HANNAH, R.,
Greek and Roman Calendars. Constructions of Time in the Classical World.
Duckworth, London, n.d. Photomechanical reprint ed.2007. VI,170p. Paperback.'Hannah's is the first book in some twenty-five years to survey this difficult, technical, and important topic. Hannah clearly sets out his goals in the Introduction: he aims, in part, to make available to a 'wider readership' the results of his predecessors and to update the story of the Greek and Roman calendars with recent discoveries on these calendars.
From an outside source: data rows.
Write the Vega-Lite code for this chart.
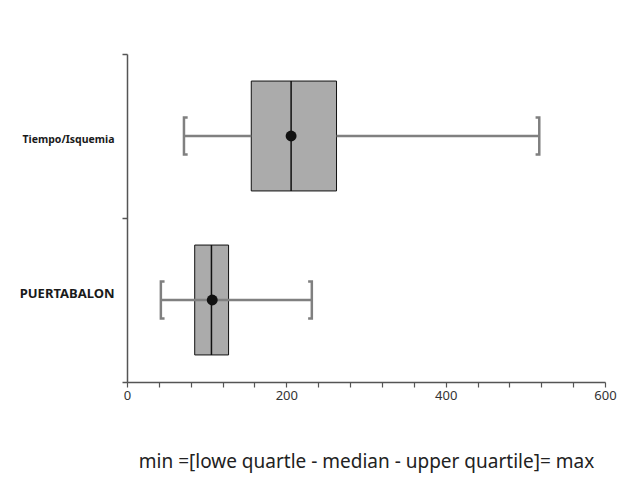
{
  "$schema": "https://vega.github.io/schema/vega-lite/v6.json",
  "width": 478,
  "height": 328,
  "autosize": {"type": "none"},
  "padding": {"left": 127, "top": 54, "right": 20, "bottom": 113},
  "background": "white",
  "config": {"view": {"stroke": null}, "font": "Noto Sans"},
  "datasets": {
    "boxes": [
      {"group": "Tiempo/Isquemia", "min": 71.5, "q1": 156, "median": 206, "mean": 206, "q3": 263, "max": 517.5},
      {"group": "PUERTABALON", "min": 42.5, "q1": 85, "median": 106, "mean": 107, "q3": 127.5, "max": 232}
    ],
    "whiskers": [
      {"group": "Tiempo/Isquemia", "from": 71.5, "to": 156},
      {"group": "Tiempo/Isquemia", "from": 263, "to": 517.5},
      {"group": "PUERTABALON", "from": 42.5, "to": 232}
    ]
  },
  "encoding": {
    "y": {
      "field": "group",
      "type": "nominal",
      "sort": ["Tiempo/Isquemia", "PUERTABALON"],
      "scale": {"paddingInner": 0, "paddingOuter": 0},
      "axis": {
        "title": null,
        "tickBand": "extent",
        "tickSize": 5,
        "tickColor": "#555555",
        "tickWidth": 1.5,
        "domainColor": "#555555",
        "domainWidth": 1.5,
        "labelPadding": 8,
        "labelFont": "Noto Sans",
        "labelFontWeight": "bold",
        "labelColor": "#1a1a1a",
        "labelFontSize": {"expr": "datum.value == 'PUERTABALON' ? 13 : 10.5"},
        "labelOffset": {"expr": "datum.value == 'PUERTABALON' ? -7 : 3"},
        "labelLimit": 200
      }
    }
  },
  "layer": [
    {
      "data": {"name": "boxes"},
      "mark": {"type": "bar", "fill": "#ababab", "stroke": "#111111", "strokeWidth": 1, "height": {"band": 0.67}},
      "encoding": {
        "x": {
          "field": "q1",
          "type": "quantitative",
          "scale": {"domain": [0, 600], "nice": false, "zero": true},
          "axis": {
            "values": [0, 40, 80, 120, 160, 200, 240, 280, 320, 360, 400, 440, 480, 520, 560, 600],
            "tickCount": 100,
            "labelExpr": "datum.value % 200 == 0 ? datum.label : ''",
            "labelOverlap": false,
            "labelBound": false,
            "grid": false,
            "tickSize": 5,
            "tickColor": "#555555",
            "tickWidth": 1.2,
            "domainColor": "#555555",
            "domainWidth": 1.5,
            "labelFont": "Noto Sans",
            "labelFontSize": 13,
            "labelColor": "#333333",
            "labelPadding": 2,
            "labelFlush": false,
            "title": "min =[lowe quartle - median - upper quartile]= max",
            "titleFont": "Noto Sans",
            "titleFontSize": 19,
            "titleFontWeight": "normal",
            "titleColor": "#222222",
            "titlePadding": 50
          }
        },
        "x2": {"field": "q3"}
      }
    },
    {
      "data": {"name": "whiskers"},
      "mark": {"type": "rule", "color": "#808080", "strokeWidth": 2.5},
      "encoding": {
        "x": {"field": "from", "type": "quantitative"},
        "x2": {"field": "to"}
      }
    },
    {
      "data": {"name": "boxes"},
      "mark": {"type": "point", "shape": "M0.2,-1L0,-1L0,1L0.2,1", "size": 1369, "filled": false, "stroke": "#808080", "strokeWidth": 2.5, "opacity": 1},
      "encoding": {
        "x": {"field": "min", "type": "quantitative"}
      }
    },
    {
      "data": {"name": "boxes"},
      "mark": {"type": "point", "shape": "M-0.2,-1L0,-1L0,1L-0.2,1", "size": 1369, "filled": false, "stroke": "#808080", "strokeWidth": 2.5, "opacity": 1},
      "encoding": {
        "x": {"field": "max", "type": "quantitative"}
      }
    },
    {
      "data": {"name": "boxes"},
      "mark": {"type": "tick", "orient": "vertical", "size": 110, "thickness": 1.5, "color": "#111111", "opacity": 1},
      "encoding": {
        "x": {"field": "median", "type": "quantitative"}
      }
    },
    {
      "data": {"name": "boxes"},
      "mark": {"type": "point", "filled": true, "size": 120, "color": "#111111", "opacity": 1},
      "encoding": {
        "x": {"field": "mean", "type": "quantitative"}
      }
    }
  ]
}
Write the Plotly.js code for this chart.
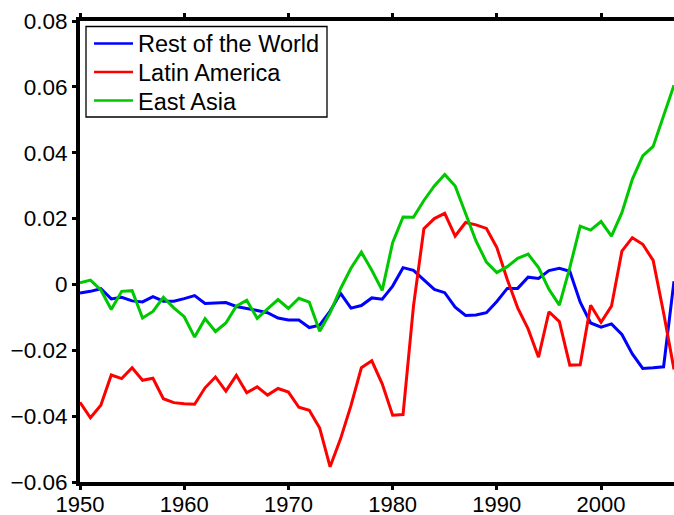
<!DOCTYPE html>
<html>
<head>
<meta charset="utf-8">
<script src="https://cdn.plot.ly/plotly-3.0.1.min.js"></script>
<style>html,body{margin:0;padding:0;background:#fff;}#chart{width:674px;height:515px;}</style>
</head>
<body>
<div id="chart"></div>
<script>
var years = [];
for (var yr = 1950; yr <= 2007; yr++) years.push(yr);

var restOfWorld = [
 -0.0026,-0.0021,-0.0013,-0.0044,-0.0039,-0.0050,-0.0053,-0.0037,-0.0051,-0.0051,
 -0.0043,-0.0034,-0.0058,-0.0056,-0.0055,-0.0067,-0.0072,-0.0079,-0.0086,-0.0102,
 -0.0108,-0.0108,-0.0131,-0.0124,-0.0081,-0.0027,-0.0072,-0.0064,-0.0041,-0.0045,
 -0.0005,0.0051,0.0043,0.0013,-0.0015,-0.0025,-0.0069,-0.0094,-0.0093,-0.0086,
 -0.0052,-0.0012,-0.0012,0.0022,0.0018,0.0042,0.0049,0.0040,-0.0054,-0.0117,
 -0.0130,-0.0120,-0.0152,-0.0211,-0.0255,-0.0253,-0.0250,0.0010
];
var latinAmerica = [
 -0.0358,-0.0405,-0.0367,-0.0275,-0.0286,-0.0253,-0.0291,-0.0285,-0.0347,-0.0359,
 -0.0362,-0.0364,-0.0314,-0.0281,-0.0324,-0.0276,-0.0329,-0.0311,-0.0336,-0.0316,
 -0.0327,-0.0373,-0.0382,-0.0436,-0.0554,-0.0469,-0.0368,-0.0253,-0.0232,-0.0302,
 -0.0397,-0.0395,-0.0066,0.0169,0.0200,0.0216,0.0147,0.0188,0.0181,0.0170,
 0.0112,0.0015,-0.0071,-0.0135,-0.0221,-0.0083,-0.0113,-0.0245,-0.0244,-0.0063,
 -0.0115,-0.0066,0.0101,0.0142,0.0122,0.0073,-0.0086,-0.0258
];
var eastAsia = [
 0.0005,0.0013,-0.0017,-0.0076,-0.0021,-0.0019,-0.0102,-0.0082,-0.0039,-0.0071,
 -0.0098,-0.0160,-0.0104,-0.0143,-0.0117,-0.0066,-0.0048,-0.0103,-0.0074,-0.0046,
 -0.0073,-0.0042,-0.0054,-0.0142,-0.0086,-0.0013,0.0049,0.0098,0.0043,-0.0018,
 0.0127,0.0205,0.0204,0.0255,0.0299,0.0334,0.0299,0.0218,0.0132,0.0068,
 0.0036,0.0054,0.0079,0.0092,0.0051,-0.0015,-0.0063,0.0051,0.0177,0.0165,
 0.0191,0.0147,0.0218,0.0319,0.0390,0.0419,0.0512,0.0605
];

var seriesNames = ['Rest of the World', 'Latin America', 'East Asia'];
var seriesColors = ['#0000ff', '#ff0000', '#00c800'];
var seriesValues = [restOfWorld, latinAmerica, eastAsia];

var xTicks = [1950,1960,1970,1980,1990,2000];
var yTicks = [-0.06,-0.04,-0.02,0,0.02,0.04,0.06,0.08];
var yTickText = ['\u22120.06','\u22120.04','\u22120.02','0','0.02','0.04','0.06','0.08'];

var traces = seriesValues.map(function (vals, i) {
 return {x: years, y: vals, name: seriesNames[i], type: 'scatter', mode: 'lines',
  line: {color: seriesColors[i], width: 3}, showlegend: false};
});

// plot area geometry (px) for converting the hand-built legend to paper coords
var PL = 80, PT = 21, PW = 594, PH = 461;
function px(x) { return (x - PL) / PW; }
function py(y) { return 1 - (y - PT) / PH; }

var shapes = [{type: 'rect', xref: 'paper', yref: 'paper',
 x0: px(86), x1: px(327), y0: py(26.5), y1: py(117),
 line: {color: '#000', width: 1.3}, fillcolor: '#ffffff', layer: 'above'}];
var annotations = [];
var rowY = [43.5, 72, 100.5];
seriesNames.forEach(function (nm, i) {
 shapes.push({type: 'line', xref: 'paper', yref: 'paper',
  x0: px(94), x1: px(133), y0: py(rowY[i]), y1: py(rowY[i]),
  line: {color: seriesColors[i], width: 2.5}, layer: 'above'});
 annotations.push({xref: 'paper', yref: 'paper', x: px(136), y: py(rowY[i] + 1),
  xanchor: 'left', yanchor: 'middle', text: nm, showarrow: false,
  font: {size: 23.5, color: '#000'}});
});

var layout = {
 width: 674, height: 515,
 margin: {l: 80, r: 0, t: 21, b: 33, pad: 0},
 paper_bgcolor: '#ffffff', plot_bgcolor: '#ffffff',
 font: {family: 'Liberation Sans, Arial, sans-serif', size: 22, color: '#000'},
 showlegend: false,
 shapes: shapes,
 annotations: annotations,
 xaxis: {range: [1950, 2007], tickvals: xTicks, ticktext: xTicks.map(String),
  showgrid: false, zeroline: false, showline: true, linecolor: '#000', linewidth: 4,
  mirror: 'ticks', ticks: 'outside', ticklen: 4, tickwidth: 3, tickcolor: '#000',
  tickfont: {size: 22}, ticklabelstandoff: -4},
 yaxis: {range: [-0.06, 0.08], tickvals: yTicks, ticktext: yTickText,
  showgrid: false, zeroline: false, showline: true, linecolor: '#000', linewidth: 4,
  ticks: 'outside', ticklen: 4, tickwidth: 3, tickcolor: '#000',
  tickfont: {size: 22.5}}
};

Plotly.newPlot('chart', traces, layout, {staticPlot: true, displayModeBar: false});
</script>
</body>
</html>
He further aims to set the time-reckoning devices of the Greeks and Romans on a 'stage occupied by real people', in other words to approach the calendars of the Greeks and Romans from both astronomical and social perspectives. Hannah's work moves generally in chronological order and covers a wide range of topics including the principal units of time based on observational astronomy, the calendars of the Greeks from the late Bronze Age through the Hellenistic period, the calendars of Rome, and the afterlife of the Julian calendar in the Christian world. It includes a Select Bibliography, an Index of Passages Cited, and an Index of Subjects. (...) The work succeeds as a short and updated overview of Greek and Roman calendars and the problems that beset our understanding of them and as an invitation to further reading and research.' (ANNE-MARIE LEWIS in Bryn Mawr Classical Review 2005.10.04).